Pas d’abus de confiance en cas d’usage prolongé des biens loués
Le même prévenu gérant de fait de deux sociétés avait loué entre 2009 et 2014 pour ces dernières à une tierce société six véhicules automobiles. Pour le condamner pour abus de confiance, l’arrêt frappé de pourvoi retient que ces véhicules ont été découverts par les enquêteurs en possession des compagnes de l’intéressé, de sa mère et de lui-même. Les juges précisent que, quel que soit le nom du locataire porté sur les contrats de location, il ressort des éléments du dossier que la société propriétaire des véhicules n’a été au contact que du prévenu et que l’utilisation des véhicules comme leur non-restitution sont imputables à ce dernier dans le cadre de ses activités de gérant de fait des sociétés preneuses. La chambre criminelle censure à nouveau l’arrêt attaqué au visa de l’article 314-1 du code pénal duquel il résulte que le retard dans la restitution de la chose louée n’implique pas nécessairement le détournement des objets, élément essentiel de l’abus de confiance. Or en se déterminant ainsi, sans constater le détournement des véhicules, qui ne peut se déduire du seul défaut de restitution, ni relever des faits qui impliqueraient nécessairement ce détournement, la cour d’appel a méconnu le texte susvisé.

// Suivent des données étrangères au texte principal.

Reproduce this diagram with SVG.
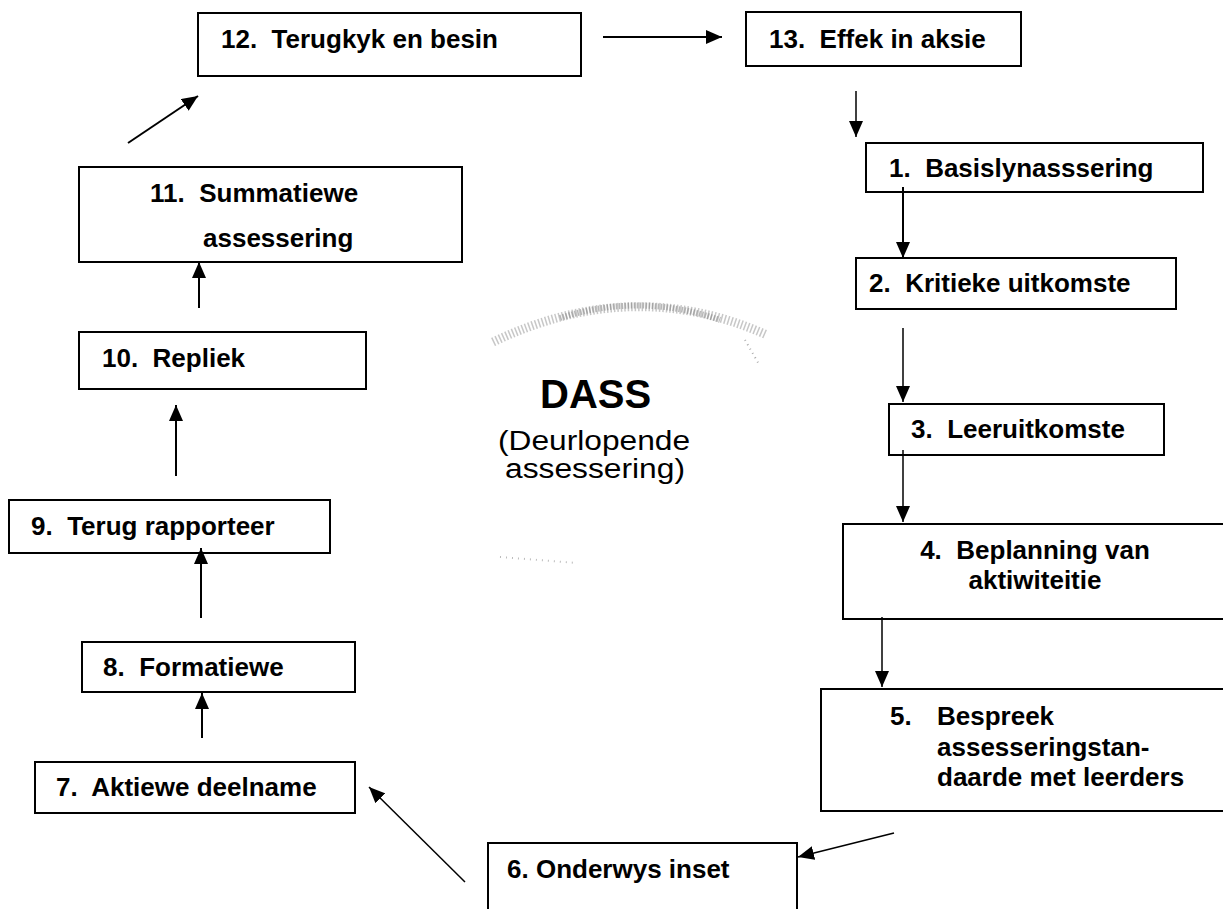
<svg xmlns="http://www.w3.org/2000/svg" width="1223" height="909" viewBox="0 0 1223 909">
<style>
  .box { fill: none; stroke: #000; stroke-width: 2; }
  .lbl { font-family: "Liberation Sans", Arial, Helvetica, sans-serif; font-weight: bold; font-size: 26px; fill: #000; }
  .title { font-family: "Liberation Sans", Arial, Helvetica, sans-serif; font-weight: bold; font-size: 40px; fill: #000; }
  .sub { font-family: "Liberation Sans", Arial, Helvetica, sans-serif; font-size: 27px; fill: #000; }
  .conn { stroke: #000; stroke-width: 2; fill: none; marker-end: url(#ah); }
  .thin { stroke-width: 1.5; }
</style>
<defs>
  <marker id="ah" markerUnits="userSpaceOnUse" markerWidth="16" markerHeight="14" refX="16" refY="7" orient="auto">
    <path d="M0,0 L16,7 L0,14 Z" fill="#000"/>
  </marker>
</defs>
<rect width="1223" height="909" fill="#fff"/>

<g id="halo">
  <path d="M493,342 Q633,275 767,335" fill="none" stroke="#999" stroke-width="9" stroke-dasharray="1.5 2" opacity="0.55"/>
  <path d="M560,318 Q640,292 720,320" fill="none" stroke="#888" stroke-width="6" stroke-dasharray="1.5 1.5" opacity="0.6"/>
  <path d="M745,340 L760,366" fill="none" stroke="#aaa" stroke-width="2" stroke-dasharray="1 4"/>
  <path d="M500,557 L577,563" fill="none" stroke="#bbb" stroke-width="2" stroke-dasharray="1 5"/>
</g>

<g id="center">
  <text class="title" x="540" y="408">DASS</text>
  <text class="sub" x="498" y="450" textLength="192" lengthAdjust="spacingAndGlyphs">(Deurlopende</text>
  <text class="sub" x="505" y="478" textLength="180" lengthAdjust="spacingAndGlyphs">assessering)</text>
</g>

<g id="n12"><rect class="box" x="198" y="13" width="383" height="63"/><text class="lbl" x="221" y="48" xml:space="preserve">12.  Terugkyk en besin</text></g>
<g id="n13"><rect class="box" x="746" y="12" width="275" height="54"/><text class="lbl" x="769" y="48" xml:space="preserve">13.  Effek in aksie</text></g>
<g id="n1"><rect class="box" x="866" y="143" width="337" height="49"/><text class="lbl" x="889" y="177" xml:space="preserve">1.  Basislynasssering</text></g>
<g id="n2"><rect class="box" x="856" y="258" width="320" height="51"/><text class="lbl" x="869" y="292" xml:space="preserve">2.  Kritieke uitkomste</text></g>
<g id="n3"><rect class="box" x="889" y="404" width="275" height="51"/><text class="lbl" x="911" y="438" xml:space="preserve">3.  Leeruitkomste</text></g>
<g id="n4"><rect class="box" x="843" y="524" width="390" height="95"/>
  <text class="lbl" x="1035" y="559" text-anchor="middle" xml:space="preserve">4.  Beplanning van</text>
  <text class="lbl" x="1035" y="589" text-anchor="middle">aktiwiteitie</text></g>
<g id="n5"><rect class="box" x="821" y="689" width="410" height="122"/>
  <text class="lbl"><tspan x="890" y="725">5.</tspan><tspan x="937" y="725">Bespreek</tspan><tspan x="937" y="756">assesseringstan-</tspan><tspan x="937" y="786">daarde met leerders</tspan></text></g>
<g id="n6"><rect class="box" x="488" y="843" width="309" height="80"/><text class="lbl" x="507" y="878">6. Onderwys inset</text></g>
<g id="n7"><rect class="box" x="35" y="762" width="320" height="51"/><text class="lbl" x="56" y="796" xml:space="preserve">7.  Aktiewe deelname</text></g>
<g id="n8"><rect class="box" x="82" y="642" width="273" height="50"/><text class="lbl" x="103" y="676" xml:space="preserve">8.  Formatiewe</text></g>
<g id="n9"><rect class="box" x="9" y="500" width="321" height="53"/><text class="lbl" x="31" y="535" xml:space="preserve">9.  Terug rapporteer</text></g>
<g id="n10"><rect class="box" x="79" y="332" width="287" height="57"/><text class="lbl" x="102" y="367" xml:space="preserve">10.  Repliek</text></g>
<g id="n11"><rect class="box" x="79" y="167" width="383" height="95"/>
  <text class="lbl" x="150" y="202" xml:space="preserve">11.  Summatiewe</text>
  <text class="lbl" x="203" y="247">assessering</text></g>

<g id="connectors">
  <line class="conn" x1="128" y1="143" x2="198" y2="96"/>
  <line class="conn" x1="603" y1="37" x2="722" y2="37"/>
  <line class="conn thin" x1="856" y1="91" x2="856" y2="137"/>
  <line class="conn" x1="903" y1="187" x2="903" y2="258"/>
  <line class="conn thin" x1="903" y1="328" x2="903" y2="402"/>
  <line class="conn thin" x1="903" y1="450" x2="903" y2="522"/>
  <line class="conn thin" x1="882" y1="617" x2="882" y2="687"/>
  <line class="conn thin" x1="894" y1="833" x2="798" y2="857"/>
  <line class="conn thin" x1="465" y1="882" x2="369" y2="787"/>
  <line class="conn" x1="202" y1="738" x2="202" y2="693"/>
  <line class="conn" x1="201" y1="618" x2="201" y2="548"/>
  <line class="conn" x1="176" y1="476" x2="176" y2="405"/>
  <line class="conn" x1="199" y1="308" x2="199" y2="262"/>
</g>
</svg>
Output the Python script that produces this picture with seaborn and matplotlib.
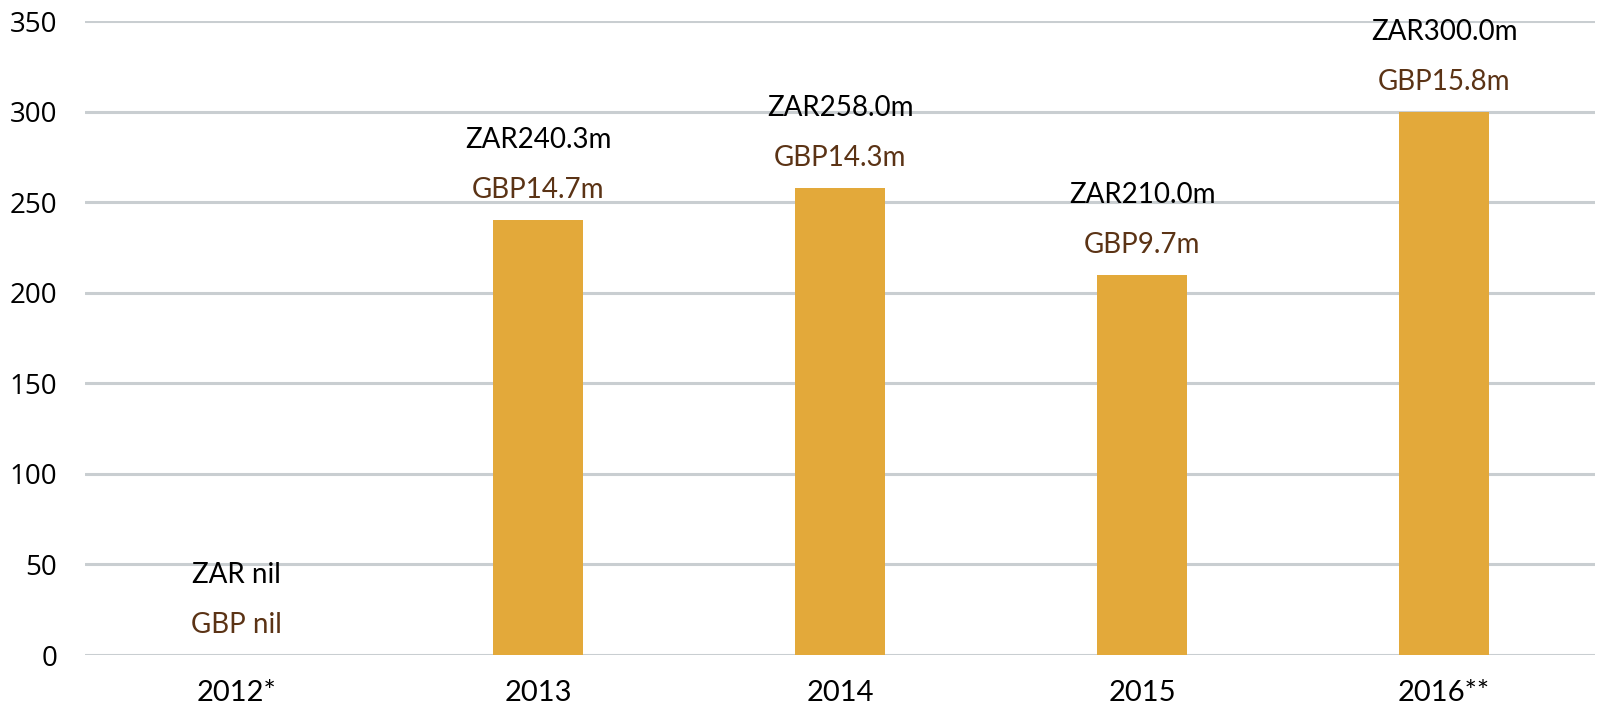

La Cour de cassation s’inscrit à cet égard dans la continuité de sa jurisprudence. L’usage prolongé de la chose louée reste équivoque et ne saurait être assimilé à un détournement caractérisé, pouvant procéder d’une simple négligence. C’est cependant pousser la tolérance fort loin puisque la haute juridiction a même jugé qu’il y avait encore simple retard en dépit d’une mise en demeure infructueuse (Cass. crim., 19 févr. 1990, n° 89-82.783). Dans la présente affaire la cour d’appel n’a pas su, semble-t-il, formuler correctement son raisonnement. Les faits paraissaient pourtant éloquents : les six véhicules utilisés par le prévenu et diverses femmes de son entourage avaient été découverts dans de telles circonstances par les enquêteurs, ce qui impliquait certainement un usage prolongé jusqu’à la démesure pouvant alors s’analyser en un détournement et pouvant même accessoirement évoquer des abus de biens sociaux ou des abus de confiance à l’encontre des sociétés preneuses. Il est d’ailleurs curieux que la chambre criminelle reproche à la cour d’appel de ne pas avoir relevé des faits impliquant un détournement au regard de tels débordements. La voie de la condamnation ne semble dès lors pas fermée à la cour de renvoi si elle déduit expressément le détournement d’un tel usage privatif et prolongé à l’excès des véhicules et si elle indique que la société de location avait réclamé la restitution desdits véhicules.